Os projetos destæs estudantes têm uma fluidez medial e resultam de uma prática que se faz do seu próprio fazer. Todos eles destilam uma qualidade e uma capacidade performativa próprias, misturando disciplinas e recusando qualquer entendimento rígido da prática artística e dos seus códigos, atravessados como são por agências múltiplas, mutantes e colectivas.

  1. MICOSE

Os fungos são seres misteriosos e incompreendidos, com diversas funções ecológicas. Entre eles, estão os parasitas, leveduras e saprófitas, responsáveis pela decomposição da matéria orgânica e dos simbióticos, as micorrizas.

A sala de aula aparece-nos aqui como entidade subterrânea e assinada de criação. Parece que devido à porosidade da prática – micose artística – cresceram fungos, que por sua vez se transformaram em parasitas e micorrizas. Parasitas múltiplos e mutantes que materializam formalmente a decomposição; microrrizas que afirmam a instabilidade da colaboração e da partilha como seu motor, num desafio às noções mais convencionais de autoria, individualidade, ou mesmo de identidade. A prática é aqui vista, ao mesmo tempo, como coisa una e múltipla: uma agência coletiva por oposição à ideia de que o ensino artístico é centrado em exclusivo numa qualquer subjetividade autoral de raiz modernista.

  1. WHORE WHORE

O que está além, dentro, dentro, diante do espelho? Talvez uma reviravolta transformadora e utópica? Um ser com lábios com uma cabeça que muda de essência a cada dia. Um drag em que não sabemos se o dentro é fora ou se o fora é dentro. Um mantra ritualístico que cresce com um eco do além-além-de-aqui: WHORE WHORE.

‘Amizade’ é também um exercício trans(formativo) que inverte a lógica espacial da FBAUP. O Museu e restantes espaços expositivos são agora, literalmente, o estúdio da turma. Inversamente, o estúdio, no Pavilhão Sul, bem como outros locais da escola, transformaram-se em espaços de exposição, apropriados e ocupados pelos estudantes. O espaço de exposição é o espaço de trabalho; o espaço de trabalho é o espaço de exposição. Up is down, down is up.
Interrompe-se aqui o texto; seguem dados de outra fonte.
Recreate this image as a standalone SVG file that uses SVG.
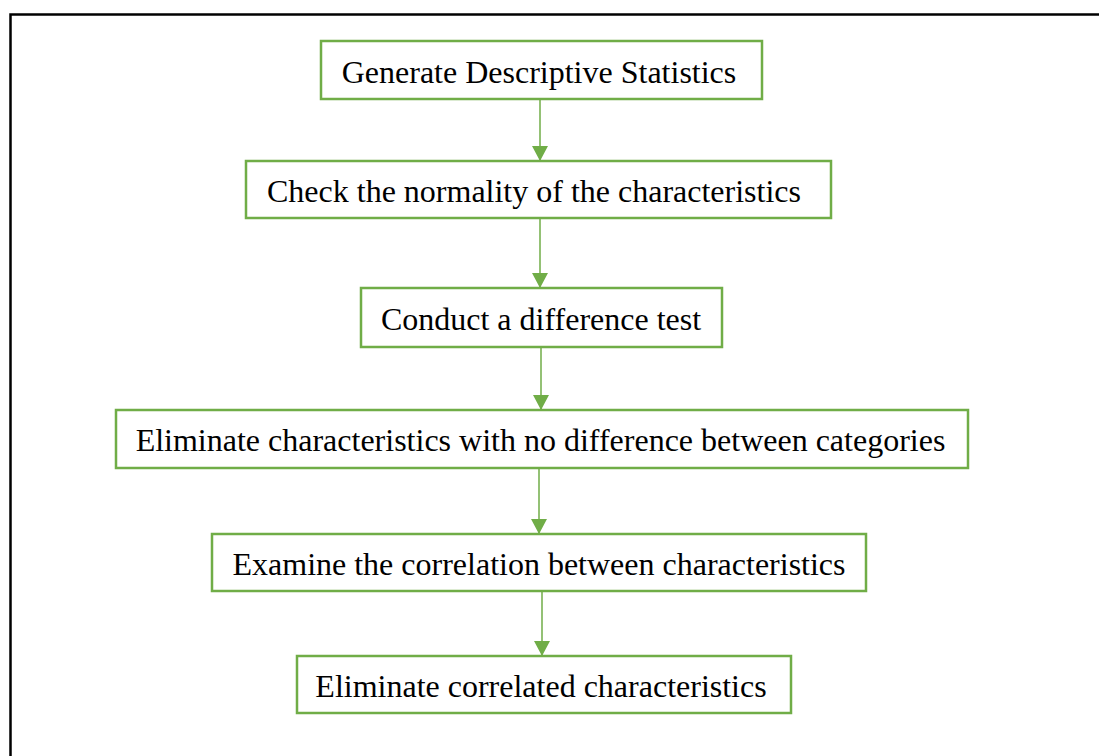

Há, pois, nestes gestos transformistas – WHORE WHORE – um desafio aos esquemas rígidos que definem, de um modo geral, a academia.

  1. SALDOS

E, como tudo é um e um é múltiplo, não poderia faltar aquele lugar de sonho, esse mundo de falso excedente, de opulência, materializado na gnose da ideia de ‘saldo’. Assim, expõe-se – com um tom de humor saturnino – a escassez de recursos e a dificuldade de acesso dos alunos àquilo que, em última análise, lhes pertence: a escola. Existe uma escola por vir? Não sabemos, não nos é dada uma resposta. ‘Amizade’ ensina-nos apenas que a única forma de continuar é praticar, praticar, praticar. Pode não haver mais uma capa de telemóvel no planeta, nem mesmo uma única obra de arte. Mas há uma atitude: às vezes é lisonjeira, às vezes é desafiadora, mas é sempre política.

Essa prática – e não a arte – só é prática quando é coletiva.